Dataset section:
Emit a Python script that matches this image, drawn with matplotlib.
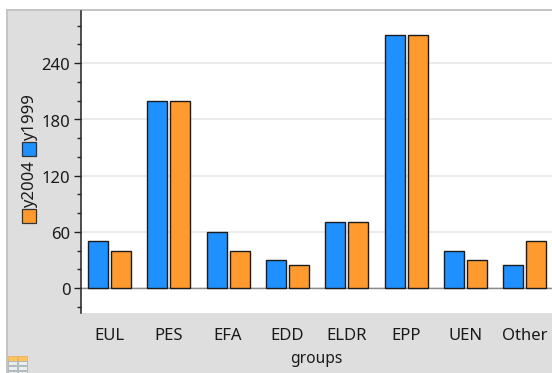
import matplotlib
matplotlib.use("Agg")
import matplotlib.pyplot as plt
from matplotlib.patches import Rectangle
from matplotlib.ticker import MultipleLocator
from matplotlib.transforms import ScaledTranslation
import numpy as np

groups = ["EUL", "PES", "EFA", "EDD", "ELDR", "EPP", "UEN", "Other"]
y1999 = [50, 200, 60, 30, 70, 270, 40, 25]
y2004 = [40, 200, 40, 25, 70, 270, 30, 50]

W, H = 552, 373
BLUE, ORANGE = "#1e90ff", "#ff9a2e"
BG = "#dedede"
TXT = "#1a1a1a"
plt.rcParams["font.family"] = ["Noto Sans", "DejaVu Sans"]
fig = plt.figure(figsize=(W / 100, H / 100), dpi=100, facecolor="white")

def fx(p): return p / W
def fy(p): return 1 - p / H

# panel background and its grey top/left border (behind the axes)
fig.add_artist(Rectangle((fx(7), 0), fx(W - 7), fy(11), transform=fig.transFigure, fc=BG, ec="none", zorder=-5))
fig.add_artist(Rectangle((fx(6), fy(11)), fx(W - 6), 2 / H, transform=fig.transFigure, fc="#c4c4c4", ec="none", zorder=-4))
fig.add_artist(Rectangle((fx(6), 0), 2 / W, fy(10), transform=fig.transFigure, fc="#c4c4c4", ec="none", zorder=-4))

ax = fig.add_axes([fx(81), fy(312.5), fx(W - 81), (312.5 - 11) / H])
ax.set_facecolor("white")
x = np.arange(len(groups))
bw, off = 0.335, 0.194
common = dict(edgecolor="#1c1c1c", linewidth=1.0, zorder=3)
ax.bar(x - off, y1999, bw, color=BLUE, **common)
ax.bar(x + off, y2004, bw, color=ORANGE, **common)

ax.set_xlim(-0.48, 7.46)
ax.set_ylim(-26, 295.5)
ax.yaxis.set_minor_locator(MultipleLocator(20))
ax.set_yticks([0, 60, 120, 180, 240])
ax.grid(axis="y", which="major", color="#e8e8e8", linewidth=1.2, zorder=0)
ax.axhline(0, color="#8a8a8a", linewidth=1, zorder=2)
for s in ("top", "right", "bottom"):
    ax.spines[s].set_visible(False)
ax.spines["left"].set_color("#222222")
ax.spines["left"].set_linewidth(1.1)
ax.tick_params(axis="y", which="major", length=5.2, width=1, labelsize=12, pad=2.5, color="#222222", labelcolor=TXT)
ax.tick_params(axis="y", which="minor", length=2.8, width=1, color="#222222")
ax.set_xticks(x, groups)
ax.tick_params(axis="x", length=0, labelsize=12, pad=11, labelcolor=TXT)
ax.set_xlabel("groups", color=TXT, fontsize=11.2, labelpad=5)
shift = ScaledTranslation(0, -1.2 / 100, fig.dpi_scale_trans)
for lab in ax.get_yticklabels():
    lab.set_transform(lab.get_transform() + shift)

# legend (rotated)
fig.text(fx(30), fy(118), "y1999", rotation=90, ha="center", va="center", fontsize=12, color=TXT)
fig.text(fx(30), fy(184.5), "y2004", rotation=90, ha="center", va="center", fontsize=12, color=TXT)
for top, c in ((142, BLUE), (209, ORANGE)):
    fig.add_artist(Rectangle((fx(22), fy(top + 14)), 14 / W, 14 / H, transform=fig.transFigure, fc=c, ec="#333333", lw=0.9))

# table icon
fig.add_artist(Rectangle((fx(8), fy(361)), 9 / W, 5 / H, transform=fig.transFigure, fc="#ffc45e", ec="#e8b060", lw=0.6))
fig.add_artist(Rectangle((fx(18), fy(361)), 9 / W, 5 / H, transform=fig.transFigure, fc="#ffc45e", ec="#e8b060", lw=0.6))
for yy in (361, 366, 371):
    for xx in (8, 18):
        fig.add_artist(Rectangle((fx(xx), fy(yy + 4)), 9 / W, 4 / H, transform=fig.transFigure, fc="#e9eef0", ec="#a9b4b8", lw=0.6))

fig.savefig("out.png", dpi=100, facecolor=fig.get_facecolor())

Task goal:
Copy every line in the listing above where the string "matplotlib" turns up.

Task answer:
Emit a Python script that matches this image, drawn with matplotlib.
import matplotlib
matplotlib.use("Agg")
import matplotlib.pyplot as plt
from matplotlib.patches import Rectangle
from matplotlib.ticker import MultipleLocator
from matplotlib.transforms import ScaledTranslation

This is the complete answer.